> Objective: Reproduce every line of the material below, but drop the pictures.

> Provided material:
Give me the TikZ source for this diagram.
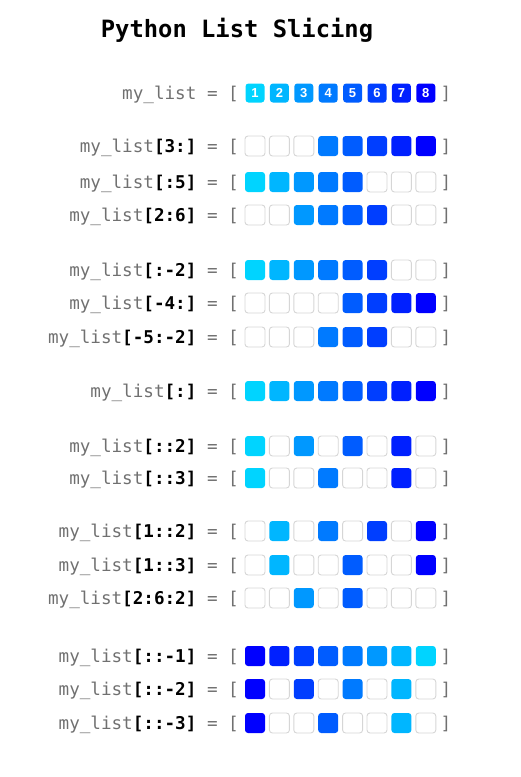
\documentclass[tikz,border=0pt]{standalone}
\usepackage{fontspec}
\setmonofont{DejaVu Sans Mono}
\setsansfont{Liberation Sans}
\usepackage{xcolor}
\usetikzlibrary{positioning}
\definecolor{labelgray}{RGB}{112,112,112}
\definecolor{emptyedge}{RGB}{214,214,214}
\definecolor{elem1}{RGB}{0,212,255}
\definecolor{elem2}{RGB}{0,182,255}
\definecolor{elem3}{RGB}{0,152,255}
\definecolor{elem4}{RGB}{0,122,255}
\definecolor{elem5}{RGB}{0,92,255}
\definecolor{elem6}{RGB}{0,62,255}
\definecolor{elem7}{RGB}{0,32,255}
\definecolor{elem8}{RGB}{0,0,255}

\tikzset{
  cell/.style={minimum size=20pt, inner sep=0pt, rounded corners=3pt,
    draw=emptyedge, line width=0.9pt, fill=white},
  fullcell/.style={cell, draw=none, fill=elem#1},
  numcell/.style={fullcell=#1, minimum size=19pt, text=white,
    font=\fontsize{13}{14}\sffamily\bfseries},
  rowlabel/.style={anchor=east, inner sep=0pt, text=labelgray,
    text height=17pt, text depth=4pt, font=\fontsize{17.6}{20}\ttfamily},
  brack/.style={inner sep=0pt, text=labelgray,
    text height=17pt, text depth=4pt, font=\fontsize{17.6}{20}\ttfamily}
}

% one row: y, name, slice, cells (0 = empty)
\newcommand{\slicerow}[4]{%
  \node[rowlabel] (lab-#2) at (239,#1)
    {my\_list\textcolor{black}{\bfseries #3} = [};
  \foreach \v [count=\i from 0] in {#4} {
    \ifnum\v=0
      \node[cell] (c-#2-\i) at (255+24.4*\i,#1) {};
    \else
      \node[fullcell=\v] (c-#2-\i) at (255+24.4*\i,#1) {};
    \fi
  }
  \node[brack] (close-#2) at (446,#1) {]};
}

\begin{document}
\begin{tikzpicture}[x=1pt, y=-1pt]
  \useasboundingbox (0,0) rectangle (520,777);

  \node[anchor=base, inner sep=0pt, font=\fontsize{23.8}{26}\ttfamily\bfseries]
    (title) at (237,37) {Python List Slicing};

  % the list itself
  \node[rowlabel] (lab-top) at (239,93) {my\_list = [};
  \foreach \k [count=\i from 0] in {1,...,8}
    \node[numcell=\k] (c-top-\i) at (255+24.4*\i,93) {\k};
  \node[brack] (close-top) at (446,93) {]};

  % start and stop
  \slicerow{146}{r1}{[3:]}{0,0,0,4,5,6,7,8}
  \slicerow{182}{r2}{[:5]}{1,2,3,4,5,0,0,0}
  \slicerow{215}{r3}{[2:6]}{0,0,3,4,5,6,0,0}

  % negative indices
  \slicerow{270}{r4}{[:-2]}{1,2,3,4,5,6,0,0}
  \slicerow{303}{r5}{[-4:]}{0,0,0,0,5,6,7,8}
  \slicerow{337}{r6}{[-5:-2]}{0,0,0,4,5,6,0,0}

  % copy
  \slicerow{391}{r7}{[:]}{1,2,3,4,5,6,7,8}

  % steps
  \slicerow{446}{r8}{[::2]}{1,0,3,0,5,0,7,0}
  \slicerow{478}{r9}{[::3]}{1,0,0,4,0,0,7,0}

  \slicerow{531}{r10}{[1::2]}{0,2,0,4,0,6,0,8}
  \slicerow{565}{r11}{[1::3]}{0,2,0,0,5,0,0,8}
  \slicerow{598}{r12}{[2:6:2]}{0,0,3,0,5,0,0,0}

  % negative steps
  \slicerow{656}{r13}{[::-1]}{8,7,6,5,4,3,2,1}
  \slicerow{689}{r14}{[::-2]}{8,0,6,0,4,0,2,0}
  \slicerow{723}{r15}{[::-3]}{8,0,0,5,0,0,2,0}
\end{tikzpicture}
\end{document}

> Answer for the task:
Give me the TikZ source for this diagram.
\documentclass[tikz,border=0pt]{standalone}
\usepackage{fontspec}
\setmonofont{DejaVu Sans Mono}
\setsansfont{Liberation Sans}
\usepackage{xcolor}
\usetikzlibrary{positioning}
\definecolor{labelgray}{RGB}{112,112,112}
\definecolor{emptyedge}{RGB}{214,214,214}
\definecolor{elem1}{RGB}{0,212,255}
\definecolor{elem2}{RGB}{0,182,255}
\definecolor{elem3}{RGB}{0,152,255}
\definecolor{elem4}{RGB}{0,122,255}
\definecolor{elem5}{RGB}{0,92,255}
\definecolor{elem6}{RGB}{0,62,255}
\definecolor{elem7}{RGB}{0,32,255}
\definecolor{elem8}{RGB}{0,0,255}

\tikzset{
  cell/.style={minimum size=20pt, inner sep=0pt, rounded corners=3pt,
    draw=emptyedge, line width=0.9pt, fill=white},
  fullcell/.style={cell, draw=none, fill=elem#1},
  numcell/.style={fullcell=#1, minimum size=19pt, text=white,
    font=\fontsize{13}{14}\sffamily\bfseries},
  rowlabel/.style={anchor=east, inner sep=0pt, text=labelgray,
    text height=17pt, text depth=4pt, font=\fontsize{17.6}{20}\ttfamily},
  brack/.style={inner sep=0pt, text=labelgray,
    text height=17pt, text depth=4pt, font=\fontsize{17.6}{20}\ttfamily}
}

% one row: y, name, slice, cells (0 = empty)
\newcommand{\slicerow}[4]{%
  \node[rowlabel] (lab-#2) at (239,#1)
    {my\_list\textcolor{black}{\bfseries #3} = [};
  \foreach \v [count=\i from 0] in {#4} {
    \ifnum\v=0
      \node[cell] (c-#2-\i) at (255+24.4*\i,#1) {};
    \else
      \node[fullcell=\v] (c-#2-\i) at (255+24.4*\i,#1) {};
    \fi
  }
  \node[brack] (close-#2) at (446,#1) {]};
}

\begin{document}
\begin{tikzpicture}[x=1pt, y=-1pt]
  \useasboundingbox (0,0) rectangle (520,777);

  \node[anchor=base, inner sep=0pt, font=\fontsize{23.8}{26}\ttfamily\bfseries]
    (title) at (237,37) {Python List Slicing};

  % the list itself
  \node[rowlabel] (lab-top) at (239,93) {my\_list = [};
  \foreach \k [count=\i from 0] in {1,...,8}
    \node[numcell=\k] (c-top-\i) at (255+24.4*\i,93) {\k};
  \node[brack] (close-top) at (446,93) {]};

  % start and stop
  \slicerow{146}{r1}{[3:]}{0,0,0,4,5,6,7,8}
  \slicerow{182}{r2}{[:5]}{1,2,3,4,5,0,0,0}
  \slicerow{215}{r3}{[2:6]}{0,0,3,4,5,6,0,0}

  % negative indices
  \slicerow{270}{r4}{[:-2]}{1,2,3,4,5,6,0,0}
  \slicerow{303}{r5}{[-4:]}{0,0,0,0,5,6,7,8}
  \slicerow{337}{r6}{[-5:-2]}{0,0,0,4,5,6,0,0}

  % copy
  \slicerow{391}{r7}{[:]}{1,2,3,4,5,6,7,8}

  % steps
  \slicerow{446}{r8}{[::2]}{1,0,3,0,5,0,7,0}
  \slicerow{478}{r9}{[::3]}{1,0,0,4,0,0,7,0}

  \slicerow{531}{r10}{[1::2]}{0,2,0,4,0,6,0,8}
  \slicerow{565}{r11}{[1::3]}{0,2,0,0,5,0,0,8}
  \slicerow{598}{r12}{[2:6:2]}{0,0,3,0,5,0,0,0}

  % negative steps
  \slicerow{656}{r13}{[::-1]}{8,7,6,5,4,3,2,1}
  \slicerow{689}{r14}{[::-2]}{8,0,6,0,4,0,2,0}
  \slicerow{723}{r15}{[::-3]}{8,0,0,5,0,0,2,0}
\end{tikzpicture}
\end{document}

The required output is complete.